O quão intensos são os diálogos das situações vividas pelos personagens em Eu Vejo Você em Todos os Lugares. Não são situações comuns, e por isso nos lembrariam a todo momento este ser um filme, mas a natureza naturalista das filmagens do diretor húngaro Bence Fliegauf, nos colocando em aproximação constante com essas pessoas, é de uma intimidade tão acachapante que nos rendemos ao filme e embarcamos na angústia desses seres humanos vivendo no seu limite, ainda que todas as conversas se desenvolvam dentro do lar.

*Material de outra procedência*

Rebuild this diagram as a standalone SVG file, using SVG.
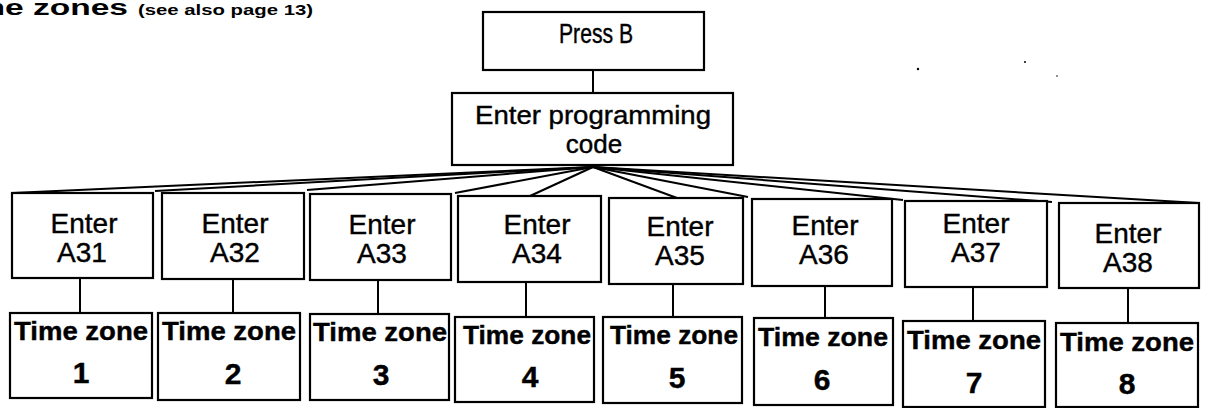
<svg xmlns="http://www.w3.org/2000/svg" width="1207" height="408" viewBox="0 0 1207 408">
<style>
.box{fill:#fff;stroke:#000;stroke-width:2.2}
.ln{stroke:#000;stroke-width:2;fill:none}
.t{font-family:"Liberation Sans",Arial,sans-serif;fill:#000;text-anchor:middle;stroke:#000;stroke-width:0.4}
.en{font-size:28px}
.tz{font-size:25px;font-weight:bold}
.num{font-size:30px;font-weight:bold}
</style>
<rect width="1207" height="408" fill="#fff"/>
<g id="title">
<text x="-54" y="15" font-family="Liberation Sans,Arial,sans-serif" font-weight="bold" font-size="22" textLength="182" lengthAdjust="spacingAndGlyphs">Time zones</text>
<text x="138" y="15" font-family="Liberation Sans,Arial,sans-serif" font-weight="bold" font-size="15" textLength="175" lengthAdjust="spacingAndGlyphs">(see also page 13)</text>
</g>
<g id="specks" fill="#000">
<circle cx="918" cy="69" r="1.2"/><circle cx="1025" cy="62" r="1"/><circle cx="1057" cy="76" r="0.8"/>
</g>
<g id="connectors">
<line class="ln" x1="593" y1="70" x2="593" y2="93"/>
<line class="ln" x1="593" y1="167" x2="12" y2="193"/>
<line class="ln" x1="593" y1="167" x2="155" y2="191"/>
<line class="ln" x1="593" y1="167" x2="307" y2="190"/>
<line class="ln" x1="593" y1="167" x2="455" y2="193"/>
<line class="ln" x1="593" y1="167" x2="530" y2="196"/>
<line class="ln" x1="593" y1="167" x2="677" y2="198"/>
<line class="ln" x1="593" y1="167" x2="748" y2="197"/>
<line class="ln" x1="593" y1="167" x2="903" y2="200"/>
<line class="ln" x1="593" y1="167" x2="1052" y2="202"/>
<line class="ln" x1="593" y1="167" x2="1199" y2="203"/>
<line class="ln" x1="80" y1="278" x2="80" y2="313"/>
<line class="ln" x1="233" y1="279" x2="233" y2="313"/>
<line class="ln" x1="378" y1="280" x2="378" y2="314"/>
<line class="ln" x1="526" y1="282" x2="526" y2="317"/>
<line class="ln" x1="673" y1="284" x2="673" y2="317"/>
<line class="ln" x1="825" y1="286" x2="825" y2="318"/>
<line class="ln" x1="973" y1="287" x2="973" y2="321"/>
<line class="ln" x1="1128" y1="288" x2="1128" y2="323"/>
</g>
<g id="pressB"><rect class="box" x="483" y="12" width="221" height="58"/><text class="t" x="596" y="43" font-size="27" textLength="74" lengthAdjust="spacingAndGlyphs">Press B</text></g>
<g id="code"><rect class="box" x="452" y="93" width="281" height="72"/><text class="t" x="593" y="124" font-size="26" textLength="236" lengthAdjust="spacingAndGlyphs">Enter programming</text><text class="t" x="594" y="153" font-size="26">code</text></g>
<g id="enterA31"><rect class="box" x="12" y="193" width="141" height="85"/><text class="t en" x="84" y="233">Enter</text><text class="t en" x="82" y="262">A31</text></g>
<g id="enterA32"><rect class="box" x="162" y="193" width="142" height="86"/><text class="t en" x="235" y="233">Enter</text><text class="t en" x="235" y="262">A32</text></g>
<g id="enterA33"><rect class="box" x="310" y="194" width="141" height="86"/><text class="t en" x="382" y="234">Enter</text><text class="t en" x="382" y="263">A33</text></g>
<g id="enterA34"><rect class="box" x="458" y="196" width="143" height="86"/><text class="t en" x="537" y="234">Enter</text><text class="t en" x="537" y="263">A34</text></g>
<g id="enterA35"><rect class="box" x="609" y="198" width="134" height="86"/><text class="t en" x="680" y="236">Enter</text><text class="t en" x="680" y="265">A35</text></g>
<g id="enterA36"><rect class="box" x="752" y="199" width="140" height="87"/><text class="t en" x="825" y="235">Enter</text><text class="t en" x="824" y="264">A36</text></g>
<g id="enterA37"><rect class="box" x="905" y="201" width="142" height="86"/><text class="t en" x="976" y="233">Enter</text><text class="t en" x="976" y="262">A37</text></g>
<g id="enterA38"><rect class="box" x="1059" y="203" width="140" height="85"/><text class="t en" x="1128" y="243">Enter</text><text class="t en" x="1128" y="272">A38</text></g>
<g id="tz1"><rect class="box" x="10" y="313" width="142" height="85"/><text class="t tz" x="81" y="340" textLength="134" lengthAdjust="spacingAndGlyphs">Time zone</text><text class="t num" x="81" y="383">1</text></g>
<g id="tz2"><rect class="box" x="158" y="313" width="142" height="87"/><text class="t tz" x="229" y="340" textLength="134" lengthAdjust="spacingAndGlyphs">Time zone</text><text class="t num" x="233" y="384">2</text></g>
<g id="tz3"><rect class="box" x="310" y="314" width="139" height="86"/><text class="t tz" x="380" y="341" textLength="134" lengthAdjust="spacingAndGlyphs">Time zone</text><text class="t num" x="381" y="385">3</text></g>
<g id="tz4"><rect class="box" x="455" y="317" width="139" height="85"/><text class="t tz" x="527" y="344" textLength="128" lengthAdjust="spacingAndGlyphs">Time zone</text><text class="t num" x="530" y="387">4</text></g>
<g id="tz5"><rect class="box" x="603" y="317" width="139" height="86"/><text class="t tz" x="674" y="344" textLength="128" lengthAdjust="spacingAndGlyphs">Time zone</text><text class="t num" x="677" y="388">5</text></g>
<g id="tz6"><rect class="box" x="754" y="318" width="139" height="87"/><text class="t tz" x="823" y="346" textLength="130" lengthAdjust="spacingAndGlyphs">Time zone</text><text class="t num" x="822" y="390">6</text></g>
<g id="tz7"><rect class="box" x="903" y="321" width="142" height="86"/><text class="t tz" x="974" y="349" textLength="134" lengthAdjust="spacingAndGlyphs">Time zone</text><text class="t num" x="974" y="393">7</text></g>
<g id="tz8"><rect class="box" x="1056" y="323" width="142" height="84"/><text class="t tz" x="1127" y="351" textLength="134" lengthAdjust="spacingAndGlyphs">Time zone</text><text class="t num" x="1127" y="394">8</text></g>
</svg>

Eu nem vou explorar os sete temas escolhidos pelo diretor/roteirista. Você precisa experimentar isso. Muitos lidam com a morte e torturas psicológicas, mas não há cenas fortes, apenas diálogos e atuações pra lá de inspiradas. É no “não-exagero” que o elenco se situa e nos entrega um intrincado jogo psicológico difícil de se desvencilhar. A todo momento estamos observando esse momento. Há um cabo de força estendido e invisível entre os protagonistas das discussões, mas ele está tão tenso por causa dos temas abordados que fica difícil não senti-lo. Ele está quase partindo, mas a habilidade do roteirista Bence Fliegauf é mantê-lo íntegro até o fim. E tenso.
Esse seria um trabalho teatral muito bem escrito e atuado em palco, mas a direção de Fliegauf vai além, pois ao nos situar dentro do lar dessas pessoas e com uma câmera que os colocam sempre seus rostos e expressões em evidência, se torna claro que não são apenas os diálogos que fazem o serviço, mas o movimento da câmera e o enquadramento. A própria fotografia contraditória, que evoca cores quentes de um lar na maioria das vezes aconchegante, é parte do que torna este um filme coeso, de textura indissociável do seu discurso.
Nossa vontade é sair de perto dessas pessoas, mas a cada fala que ouvimos a vontade é permanecer um pouco mais. “Até onde vai essa conversa?”, é o que você, caro espectador, irá ficar pensando boa parte do tempo em Eu Vejo Você…. Vai sair da sessão extasiado, espero. E irá encontrar repouso em nossas vidas mundanas, cotidianas, comunzinhas. Como é bom ser ordinário nessas horas.
“Rengeteg – Mindenhol látlak” (Hun, 2021), escrito e dirigido por Benedek Fliegauf, com Eszter Balla, Laszlo Cziffer e Péter Fancsikai.